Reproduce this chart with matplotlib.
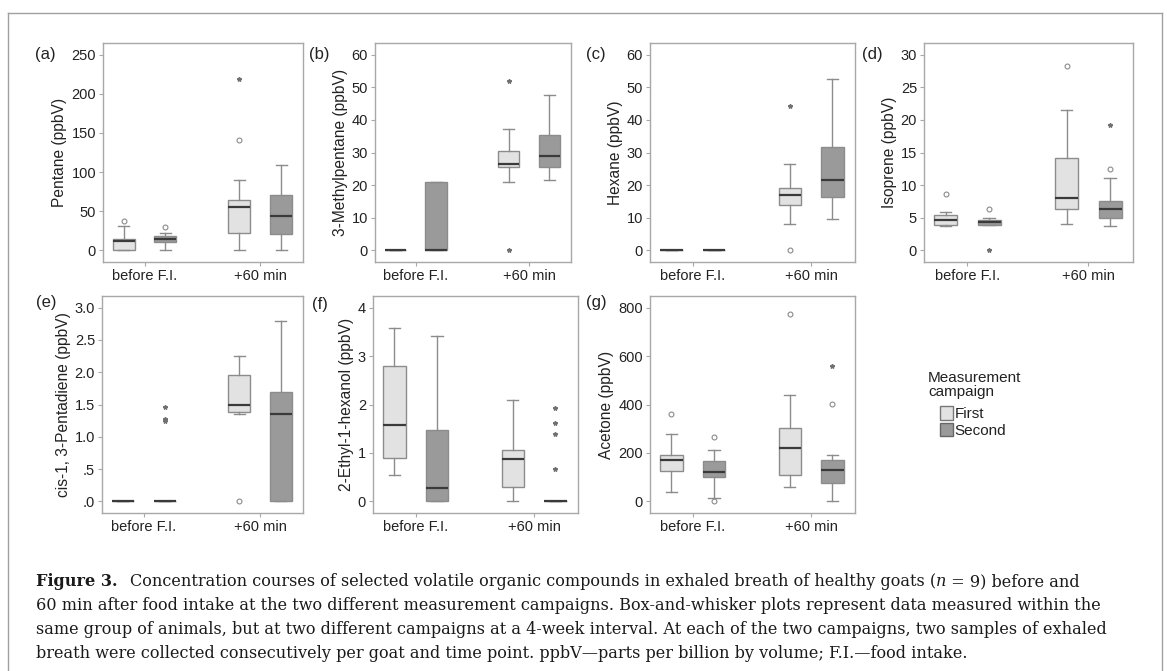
import matplotlib
matplotlib.use("Agg")
import matplotlib.pyplot as plt
from matplotlib.patches import Patch
from matplotlib.lines import Line2D
import numpy as np

## Data (ppbV)
# order of boxes in every panel: before/First, before/Second, +60/First, +60/Second
groups = ['before F.I.', '+60 min']
campaigns = ['First', 'Second']

panels = ['(a)', '(b)', '(c)', '(d)', '(e)', '(f)', '(g)']
ylabels = ['Pentane (ppbV)', '3-Methylpentane (ppbV)', 'Hexane (ppbV)', 'Isoprene (ppbV)',
           'cis-1, 3-Pentadiene (ppbV)', '2-Ethyl-1-hexanol (ppbV)', 'Acetone (ppbV)']
yticks = [[0, 50, 100, 150, 200, 250],
          [0, 10, 20, 30, 40, 50, 60],
          [0, 10, 20, 30, 40, 50, 60],
          [0, 5, 10, 15, 20, 25, 30],
          [0, 0.5, 1.0, 1.5, 2.0, 2.5, 3.0],
          [0, 1, 2, 3, 4],
          [0, 200, 400, 600, 800]]
yticklabels_e = ['.0', '.5', '1.0', '1.5', '2.0', '2.5', '3.0']

q1 = [[0, 10.3, 22.6, 21.4],
      [0, 0, 25.4, 25.7],
      [0, 0, 13.8, 16.4],
      [3.9, 3.85, 6.3, 5.0],
      [0, 0, 1.38, 0],
      [0.90, 0, 0.30, 0],
      [127, 99, 109, 76]]
med = [[12, 14, 55, 43.6],
       [0, 0, 26.4, 29],
       [0, 0, 17, 21.7],
       [4.7, 4.3, 8.0, 6.4],
       [0, 0, 1.49, 1.36],
       [1.57, 0.28, 0.875, 0],
       [169, 121, 221, 128]]
q3 = [[15, 18.8, 64, 70.5],
      [0, 20.8, 30.6, 35.4],
      [0, 0, 19, 31.6],
      [5.4, 4.6, 14.1, 7.5],
      [0, 0, 1.96, 1.69],
      [2.80, 1.48, 1.07, 0],
      [192, 165, 305, 172]]
whislo = [[0, 0, 0, 0],
          [0, 0, 21, 21.7],
          [0, 0, 8, 9.5],
          [3.7, 3.85, 4.1, 3.8],
          [0, 0, 1.35, 0],
          [0.55, 0, 0, 0],
          [37, 16, 60, 0]]
whishi = [[31.6, 22.6, 90, 109],
          [0, 20.8, 37.3, 47.6],
          [0, 0, 26.6, 52.5],
          [5.9, 5.0, 21.5, 11.1],
          [0, 0, 2.25, 2.79],
          [3.58, 3.41, 2.09, 0],
          [279, 212, 439, 192]]
# outliers (open circles)
outliers = [[[38], [30], [141], []],
            [[], [], [], []],
            [[], [], [0], []],
            [[8.7], [6.4], [28.3], [12.4]],
            [[], [], [0], []],
            [[], [], [], []],
            [[362], [267, 0], [775], [402]]]
# extreme values (asterisks)
extremes = [[[], [], [219], []],
            [[], [], [52, 0], []],
            [[], [], [44.4], []],
            [[], [0], [], [19.2]],
            [[], [1.46, 1.27, 1.25], [], []],
            [[], [], [], [1.93, 1.61, 1.39, 0.66]],
            [[], [], [], [559]]]

caption = [
    'Concentration courses of selected volatile organic compounds in exhaled breath of healthy goats (',
    '60 min after food intake at the two different measurement campaigns. Box-and-whisker plots represent data measured within the',
    'same group of animals, but at two different campaigns at a 4-week interval. At each of the two campaigns, two samples of exhaled',
    'breath were collected consecutively per goat and time point. ppbV\u2014parts per billion by volume; F.I.\u2014food intake.',
]

## Layout (pixels of the 1167x671 picture)
W, H = 1167, 671
boxes_px = [(103, 303, 43, 262), (375, 571, 43, 262), (650, 855, 43, 262), (924, 1133, 43, 262),
            (102, 303, 296, 513), (373, 578, 296, 513), (650, 855, 296, 513)]
label_px = [(35, 55), (309, 55), (586, 55), (862, 55), (36, 303), (312, 305), (586, 303)]

light = '#e2e2e2'
dark = '#9a9a9a'
edge = '#8c8c8c'
spine = '#a8a8a8'

plt.rcParams['font.family'] = ['Liberation Sans', 'DejaVu Sans']

fig = plt.figure(figsize=(W / 100, H / 100), dpi=100)

offs = 0.18
pos = [1 - offs, 1 + offs, 2 - offs, 2 + offs]
fills = [light, dark, light, dark]

for i in range(7):
    x0, x1, y0, y1 = boxes_px[i]
    ax = fig.add_axes([x0 / W, 1 - y1 / H, (x1 - x0) / W, (y1 - y0) / H])
    stats = []
    for k in range(4):
        stats.append(dict(med=med[i][k], q1=q1[i][k], q3=q3[i][k],
                          whislo=whislo[i][k], whishi=whishi[i][k],
                          fliers=outliers[i][k]))
    bp = ax.bxp(stats, positions=pos, widths=0.19, patch_artist=True,
                boxprops=dict(edgecolor=edge, linewidth=1.0),
                medianprops=dict(color='#3a3a3a', linewidth=1.6),
                whiskerprops=dict(color=edge, linewidth=1.0),
                capprops=dict(color=edge, linewidth=1.0),
                flierprops=dict(marker='o', markersize=3.5, markerfacecolor='none',
                                markeredgecolor='#8a8a8a', markeredgewidth=0.8))
    for patch, c in zip(bp['boxes'], fills):
        patch.set_facecolor(c)
    for k in range(4):
        if extremes[i][k]:
            ax.plot([pos[k]] * len(extremes[i][k]), extremes[i][k], ls='none',
                    marker='*', markersize=3.2, color='#707070')

    t = yticks[i]
    R = t[-1] - t[0]
    ax.set_ylim(t[0] - 0.06 * R, t[-1] + 0.06 * R)
    ax.set_yticks(t)
    if i == 4:
        ax.set_yticklabels(yticklabels_e)
    ax.set_xlim(0.64, 2.37)
    ax.set_xticks([1, 2])
    ax.set_xticklabels(groups)
    ax.tick_params(axis='both', length=3, width=0.8, color=spine, labelsize=10.5,
                   labelcolor='#222222', pad=2)
    ax.set_ylabel(ylabels[i], fontsize=11.2, color='#222222', labelpad=3)
    for s in ax.spines.values():
        s.set_color(spine)
        s.set_linewidth(1.0)

    lx, ly = label_px[i]
    fig.text(lx / W, 1 - ly / H, panels[i], fontsize=12, color='#222222', va='center', ha='left')

# legend
fig.text(928 / W, 1 - 371 / H, 'Measurement\ncampaign', fontsize=11, color='#222222',
         va='top', ha='left', linespacing=1.0)
handles = [Patch(facecolor=light, edgecolor='#777777', label=campaigns[0]),
           Patch(facecolor=dark, edgecolor='#666666', label=campaigns[1])]
leg = fig.legend(handles=handles, loc='upper left', bbox_to_anchor=(940 / W, 1 - 406 / H),
                 frameon=False, fontsize=11, handlelength=0.85, handleheight=1.0,
                 handletextpad=0.1, labelspacing=0.1, borderpad=0, borderaxespad=0)
for txt in leg.get_texts():
    txt.set_color('#222222')

# outer frame of the figure panel
fc = '#a0a0a0'
fig.add_artist(Line2D([8 / W, 1162 / W], [1 - 13 / H, 1 - 13 / H], color=fc, lw=1.0))
fig.add_artist(Line2D([8 / W, 8 / W], [0, 1 - 13 / H], color=fc, lw=1.0))
fig.add_artist(Line2D([1162 / W, 1162 / W], [0, 1 - 13 / H], color=fc, lw=1.0))

# caption
serif = ['DejaVu Serif']
cfs = 11.65
cx = 36 / W
line_y = [582, 606, 630, 653]
renderer = fig.canvas.get_renderer()
t1 = fig.text(cx, 1 - line_y[0] / H, 'Figure 3.', family=serif, fontsize=cfs,
              fontweight='bold', va='center', color='#1a1a1a')
bb = t1.get_window_extent(renderer)
t2 = fig.text(bb.x1 / W + 12 / W, 1 - line_y[0] / H, caption[0], family=serif,
              fontsize=cfs, va='center', color='#1a1a1a')
bb = t2.get_window_extent(renderer)
t3 = fig.text(bb.x1 / W, 1 - line_y[0] / H, 'n', family=serif, fontsize=cfs,
              style='italic', va='center', color='#1a1a1a')
bb = t3.get_window_extent(renderer)
fig.text(bb.x1 / W, 1 - line_y[0] / H, ' = 9) before and', family=serif,
         fontsize=cfs, va='center', color='#1a1a1a')
for j in range(1, 4):
    fig.text(cx, 1 - line_y[j] / H, caption[j], family=serif, fontsize=cfs,
             va='center', color='#1a1a1a')

fig.savefig('out.png', dpi=100)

________

## YOUR INSTRUCTIONS
In the data above, please extract the lines from the first one through the line with "campaigns = ['First', 'Second']", exactly, and keep pictures out.

## WRITTEN ANSWER
Reproduce this chart with matplotlib.
import matplotlib
matplotlib.use("Agg")
import matplotlib.pyplot as plt
from matplotlib.patches import Patch
from matplotlib.lines import Line2D
import numpy as np

## Data (ppbV)
# order of boxes in every panel: before/First, before/Second, +60/First, +60/Second
groups = ['before F.I.', '+60 min']
campaigns = ['First', 'Second']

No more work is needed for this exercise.